I reliquati nell’espropriazione per pubblica utilità
Antonino Cimellaro
Anche nel nuovo T.U. espropri di cui al d.P.R. 327/2001 e s.m.i., viene disciplinato il caso in cui, nel corso di un procedimento di espropriazione per pubblica utlità, si rilevi l’esistenza di frazioni residue dei beni da espropriare (c.d. “beni relitti” o, come usa più comunemente e d’ora in avanti, “reliquati”), non comprese (inizialmente) nel piano d’esproprio (particellare) del progetto dell’opera o dell’intervento per cui si agisce.
Ricorre tale fattispecie normativa qualora il proprietario richieda (“… può chiedere” dice il testo di legge) l’acquisizione di tali frazioni qualora “ne risulti per lui una disagevole utilizzazione oppure siano necessari considerevoli lavori per disporne un’agevole utilizzazione” (cfr. art. 16, comma 11 d.P.R. n. 327/2001).
L’istituto riprende, con talune differenze non solo terminologiche, quello del precedente art. 23 della c.d. “legge fondamentale” sull’espropriazione per pubblica utilità di cui alla legge 2359/1865 (così diceva il vecchio testo: “… debbono comprendersi fra i beni da acquistarsi … le frazioni residue … da non poter avere … una utile destinazione o siano necessari lavori considerevoli per conservarle o usarne in modo profittevole”).

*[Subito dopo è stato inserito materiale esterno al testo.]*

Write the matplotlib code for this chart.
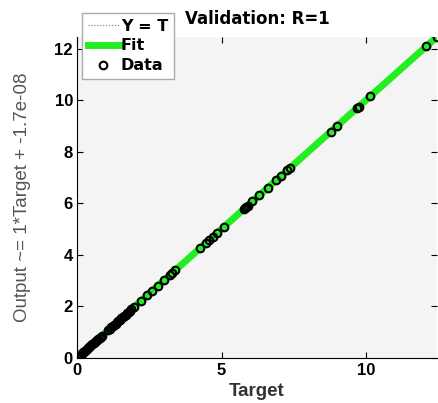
import matplotlib.pyplot as plt
import numpy as np

# validation targets (outputs equal targets, R=1)
targets = [0.02, 0.05, 0.08, 0.12, 0.15, 0.19, 0.22, 0.26, 0.3, 0.33, 0.37, 0.41,
           0.45, 0.49, 0.53, 0.57, 0.61, 0.65, 0.7, 0.74, 0.78, 0.82, 0.86,
           1.08, 1.13, 1.18, 1.23, 1.28, 1.33, 1.38, 1.43, 1.48, 1.53, 1.58,
           1.63, 1.68, 1.73, 1.78, 1.83, 1.88,
           1.98, 2.2, 2.42, 2.6, 2.8, 3.02, 3.2, 3.3, 3.4,
           4.27, 4.45, 4.58, 4.7, 4.85, 5.07,
           5.78, 5.82, 5.86, 5.9, 6.07, 6.3, 6.6, 6.9, 7.05, 7.28, 7.38,
           8.78, 9.0, 9.7, 9.75, 10.14, 12.08, 12.46]
outputs = list(targets)
slope = 1.0
intercept = -1.7e-08
r_value = 1

plt.rcParams['font.family'] = ['Liberation Sans', 'DejaVu Sans']
fig = plt.figure(figsize=(4.38, 4.03), dpi=100)
ax = fig.add_axes([0.176, 0.112, 0.822, 0.797])
ax.set_facecolor('#f4f4f4')

lo, hi = 0, max(targets)
line_x = np.array([lo, hi])
ax.plot(line_x, line_x, ':', color='#777777', lw=0.8, label='Y = T')
ax.plot(line_x, slope * line_x + intercept, color='#22ee22', lw=5, label='Fit', zorder=2)
ax.plot(targets, outputs, 'o', mfc='none', mec='black', mew=1.5, ms=5.5, label='Data', zorder=3)

ax.set_xlim(lo, hi)
ax.set_ylim(lo, hi)
ax.set_xticks([0, 5, 10])
ax.set_yticks([0, 2, 4, 6, 8, 10, 12])
ax.tick_params(direction='in', top=True, right=True, length=4, labelsize=12)
ax.tick_params(axis='x', pad=4)
ax.tick_params(axis='y', pad=3)
for lab in ax.get_xticklabels() + ax.get_yticklabels():
    lab.set_fontweight('bold')
ax.spines['top'].set_visible(False)
ax.spines['right'].set_visible(False)

ax.set_title('Validation: R=%d' % r_value, fontsize=12, fontweight='bold',
             family='DejaVu Sans', pad=9)
ax.set_xlabel('Target', fontsize=13.5, fontweight='bold', color='#333333', labelpad=3.5)
ax.set_ylabel('Output ~= %g*Target + %.2g' % (slope, intercept), fontsize=13.5,
              color='#555555', labelpad=17)

leg = ax.legend(loc='upper left', bbox_to_anchor=(0.014, 1.075),
                prop={'weight': 'bold', 'size': 11.5, 'family': 'DejaVu Sans'},
                handlelength=1.9, handletextpad=0.15, borderpad=0.38, labelspacing=0.3,
                fancybox=False, framealpha=1, edgecolor='#aaaaaa', borderaxespad=0)
leg.set_zorder(5)

plt.savefig('out.png', dpi=100)
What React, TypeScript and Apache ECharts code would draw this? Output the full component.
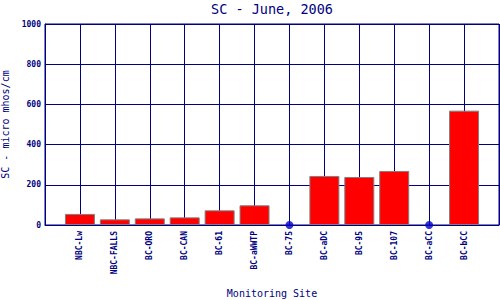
import React, { useEffect, useRef } from "react";
import * as echarts from "echarts";

const categories = ["NBC-Lw", "NBC-FALLS", "BC-ORO", "BC-CAN", "BC-61", "BC-aWWTP", "BC-75", "BC-aDC", "BC-95", "BC-107", "BC-aCC", "BC-bCC"];
const scValues = [55, 28, 33, 38, 73, 98, 0, 244, 239, 269, 0, 569];
const yTicks = [0, 200, 400, 600, 800, 1000];

const NAVY = "#000080";
const FONT = "'DejaVu Sans Mono', 'Liberation Mono', monospace";

export default function App() {
  const ref = useRef<HTMLDivElement>(null);
  useEffect(() => {
    if (!ref.current) return;
    const chart = echarts.init(ref.current, null, { renderer: "svg" });
    const axisData = ["", ...categories, ""];
    const barData = [null, ...scValues.map((v) => (v === 0 ? "-" : v)), null];
    const dotData = [null, ...scValues.map((v) => (v === 0 ? 0 : "-")), null];
    chart.setOption({
      animation: false,
      backgroundColor: "#ffffff",
      title: {
        text: "SC - June, 2006",
        left: 206,
        top: -3,
        textStyle: { color: NAVY, fontFamily: FONT, fontSize: 13.5, fontWeight: "normal" },
      },
      grid: {
        left: 45, right: 1, top: 24, bottom: 75,
        containLabel: false, outerBoundsMode: "none",
        show: true, borderColor: NAVY, borderWidth: 1,
      },
      xAxis: {
        type: "category",
        data: axisData,
        boundaryGap: false,
        name: "Monitoring Site",
        nameLocation: "middle",
        nameGap: 63,
        nameTextStyle: { color: NAVY, fontFamily: FONT, fontSize: 10 },
        axisLine: { lineStyle: { color: NAVY, width: 1 } },
        axisTick: { show: false },
        axisLabel: { rotate: 90, interval: 0, color: NAVY, fontFamily: FONT, fontSize: 8, fontWeight: "bold", margin: 6 },
        splitLine: { show: true, interval: 0, lineStyle: { color: NAVY, width: 1 } },
      },
      yAxis: {
        type: "value",
        min: yTicks[0],
        max: yTicks[yTicks.length - 1],
        interval: 200,
        name: "SC - micro mhos/cm",
        nameLocation: "middle",
        nameGap: 29,
        nameTextStyle: { color: NAVY, fontFamily: FONT, fontSize: 10 },
        axisLine: { show: true, lineStyle: { color: NAVY, width: 1 } },
        axisTick: { show: false },
        axisLabel: { color: NAVY, fontFamily: FONT, fontSize: 8, fontWeight: "bold", margin: 4, formatter: (v: number) => String(v) },
        splitLine: { show: true, lineStyle: { color: NAVY, width: 1 } },
      },
      series: [
        {
          type: "bar",
          data: barData,
          barWidth: 30,
          itemStyle: { color: "#ff0000", borderColor: "#808080", borderWidth: 1 },
          z: 3,
        },
        {
          type: "scatter",
          data: dotData,
          symbol: "circle",
          symbolSize: 8,
          itemStyle: { color: "#0000cc" },
          z: 4,
        },
      ],
    });
    return () => chart.dispose();
  }, []);
  return <div ref={ref} style={{ width: 500, height: 300, position: "absolute", left: 0, top: 0 }} />;
}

Oggi, come si evince dal nuovo riferimento normativo, il ricorrere di un reliquato viene sollevato dall’interessato in occasione delle osservazioni che lo stesso è invitato a presentare a seguito dell’avviso di avvio del procedimento di espropriazione per pubblica utilità che deve sfociare nella dichiarazione di p.u. (è significativo il richiamo, nel comma 11 dell’art. 16 sopra citato, dell’art. 12 del T.U. che disciplina i modi attraverso cui si perviene alla dichiarazione in parola).
In assenza di più specifiche indicazioni in sede di redazione del testo di legge (il parere dell’adunanza generale del Consiglio di Stato n. 4/2001 sul nuovo testo unico, al riguardo, nulla dice di specifico), tocca all’interprete e all’operatore ricostruire gli aspetti procedurali e quelli sostanziali, anche sulla base dell’elaborazione intervenuta a far data dal citato art. 23 della legge 2359/1865, precedente referente normativo in materia.
La natura della posizione giuridica del proprietario
Si può anticipare che, alla richiesta del privato di comprendere nell’esproprio anche le frazioni residue per cui è questione, non sembra corrispondere un obbligo di acquisizione da parte dell’autorità espropriante, come pure sembrava, almeno in linea astratta, dovesse trarsi dal precedente testo (che, si rammenta, diceva “… debbono acquistarsi …”).